● GIVEN INSTRUCTION
Retype word for word the first line of the listing and each line after it up to the line with "const firstDataIndex = 12;", with the pictures taken out.
[BEGIN RECORD LIST]
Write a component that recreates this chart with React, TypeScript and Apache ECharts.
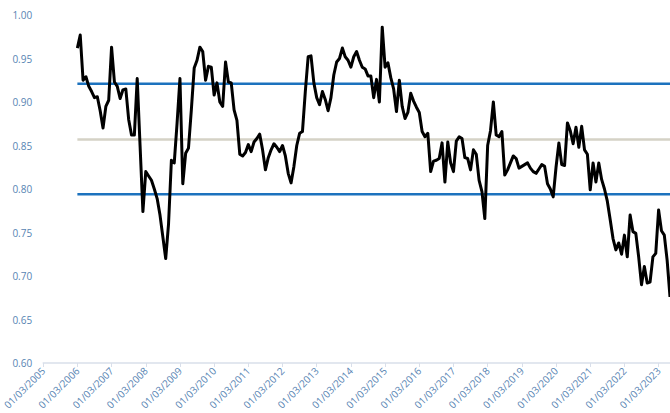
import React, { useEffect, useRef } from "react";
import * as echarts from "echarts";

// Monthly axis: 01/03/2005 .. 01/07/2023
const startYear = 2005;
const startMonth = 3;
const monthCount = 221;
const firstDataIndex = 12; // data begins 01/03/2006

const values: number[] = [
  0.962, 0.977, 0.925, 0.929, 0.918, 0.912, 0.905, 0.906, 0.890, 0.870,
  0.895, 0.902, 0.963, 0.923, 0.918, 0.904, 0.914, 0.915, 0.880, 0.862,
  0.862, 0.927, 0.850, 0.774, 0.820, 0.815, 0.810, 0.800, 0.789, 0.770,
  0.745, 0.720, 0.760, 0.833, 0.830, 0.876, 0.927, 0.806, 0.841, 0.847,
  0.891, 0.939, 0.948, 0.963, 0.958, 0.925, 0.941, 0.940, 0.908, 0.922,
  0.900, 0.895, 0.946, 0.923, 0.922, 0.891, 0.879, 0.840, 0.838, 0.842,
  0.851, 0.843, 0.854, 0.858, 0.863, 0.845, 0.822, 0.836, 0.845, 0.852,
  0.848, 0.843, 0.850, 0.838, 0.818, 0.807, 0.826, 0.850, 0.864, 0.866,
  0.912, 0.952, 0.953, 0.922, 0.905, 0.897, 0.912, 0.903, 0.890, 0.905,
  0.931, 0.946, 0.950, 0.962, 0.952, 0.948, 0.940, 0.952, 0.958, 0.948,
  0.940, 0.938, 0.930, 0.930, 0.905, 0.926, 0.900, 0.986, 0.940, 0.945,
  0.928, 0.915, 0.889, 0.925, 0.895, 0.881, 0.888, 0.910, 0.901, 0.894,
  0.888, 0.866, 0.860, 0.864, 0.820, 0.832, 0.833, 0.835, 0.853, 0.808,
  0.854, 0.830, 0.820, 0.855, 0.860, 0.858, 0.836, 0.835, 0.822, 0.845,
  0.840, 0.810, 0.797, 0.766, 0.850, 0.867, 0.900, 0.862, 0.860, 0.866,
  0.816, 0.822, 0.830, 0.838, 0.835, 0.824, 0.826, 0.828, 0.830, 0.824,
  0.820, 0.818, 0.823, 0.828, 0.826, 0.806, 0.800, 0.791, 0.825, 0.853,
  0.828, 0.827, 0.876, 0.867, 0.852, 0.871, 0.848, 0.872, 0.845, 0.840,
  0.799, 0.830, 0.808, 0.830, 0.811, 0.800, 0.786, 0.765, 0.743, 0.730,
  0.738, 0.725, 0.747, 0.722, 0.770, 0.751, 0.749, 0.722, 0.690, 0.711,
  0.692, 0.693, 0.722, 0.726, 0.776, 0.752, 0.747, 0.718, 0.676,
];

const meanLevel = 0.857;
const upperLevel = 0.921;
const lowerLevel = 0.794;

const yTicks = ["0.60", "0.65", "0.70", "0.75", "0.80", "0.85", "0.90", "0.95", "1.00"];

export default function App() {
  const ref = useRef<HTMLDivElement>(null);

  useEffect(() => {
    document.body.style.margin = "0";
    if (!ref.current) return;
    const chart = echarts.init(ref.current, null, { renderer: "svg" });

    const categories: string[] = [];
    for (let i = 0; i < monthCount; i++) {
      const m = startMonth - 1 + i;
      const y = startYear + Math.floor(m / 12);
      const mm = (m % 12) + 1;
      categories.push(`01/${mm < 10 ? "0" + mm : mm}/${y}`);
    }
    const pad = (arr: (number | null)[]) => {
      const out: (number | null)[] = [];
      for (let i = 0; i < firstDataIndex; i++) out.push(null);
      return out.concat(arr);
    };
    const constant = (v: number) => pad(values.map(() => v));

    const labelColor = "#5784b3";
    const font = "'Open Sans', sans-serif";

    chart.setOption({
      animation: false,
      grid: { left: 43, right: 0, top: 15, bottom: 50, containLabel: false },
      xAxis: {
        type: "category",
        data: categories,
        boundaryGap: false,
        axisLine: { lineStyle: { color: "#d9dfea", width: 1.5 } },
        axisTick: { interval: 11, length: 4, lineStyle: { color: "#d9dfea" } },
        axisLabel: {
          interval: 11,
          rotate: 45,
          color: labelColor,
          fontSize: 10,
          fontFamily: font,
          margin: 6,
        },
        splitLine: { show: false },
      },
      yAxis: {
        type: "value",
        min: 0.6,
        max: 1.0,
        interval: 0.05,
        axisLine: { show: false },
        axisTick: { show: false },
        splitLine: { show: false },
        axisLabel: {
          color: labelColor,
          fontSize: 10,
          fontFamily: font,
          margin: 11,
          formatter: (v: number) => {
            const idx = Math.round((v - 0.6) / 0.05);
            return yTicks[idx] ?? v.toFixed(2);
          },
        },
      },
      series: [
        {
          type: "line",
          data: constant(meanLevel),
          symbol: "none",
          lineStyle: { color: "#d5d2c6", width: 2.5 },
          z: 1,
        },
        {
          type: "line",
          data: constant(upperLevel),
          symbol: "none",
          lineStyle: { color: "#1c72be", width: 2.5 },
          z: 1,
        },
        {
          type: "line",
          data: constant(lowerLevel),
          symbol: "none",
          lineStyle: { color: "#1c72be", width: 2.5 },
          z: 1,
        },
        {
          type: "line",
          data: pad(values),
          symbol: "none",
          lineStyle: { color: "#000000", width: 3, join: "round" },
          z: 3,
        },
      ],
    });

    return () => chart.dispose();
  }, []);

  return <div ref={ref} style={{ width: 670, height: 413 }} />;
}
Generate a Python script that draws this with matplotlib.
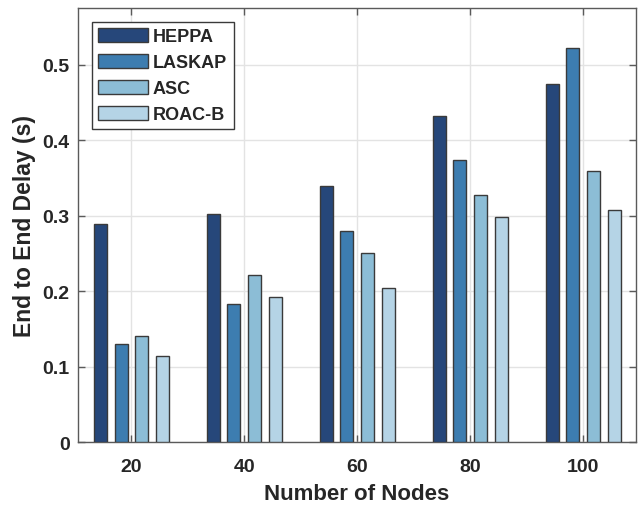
[END RECORD LIST]
● FULL ANSWER
Write a component that recreates this chart with React, TypeScript and Apache ECharts.
import React, { useEffect, useRef } from "react";
import * as echarts from "echarts";

// Monthly axis: 01/03/2005 .. 01/07/2023
const startYear = 2005;
const startMonth = 3;
const monthCount = 221;
const firstDataIndex = 12; // data begins 01/03/2006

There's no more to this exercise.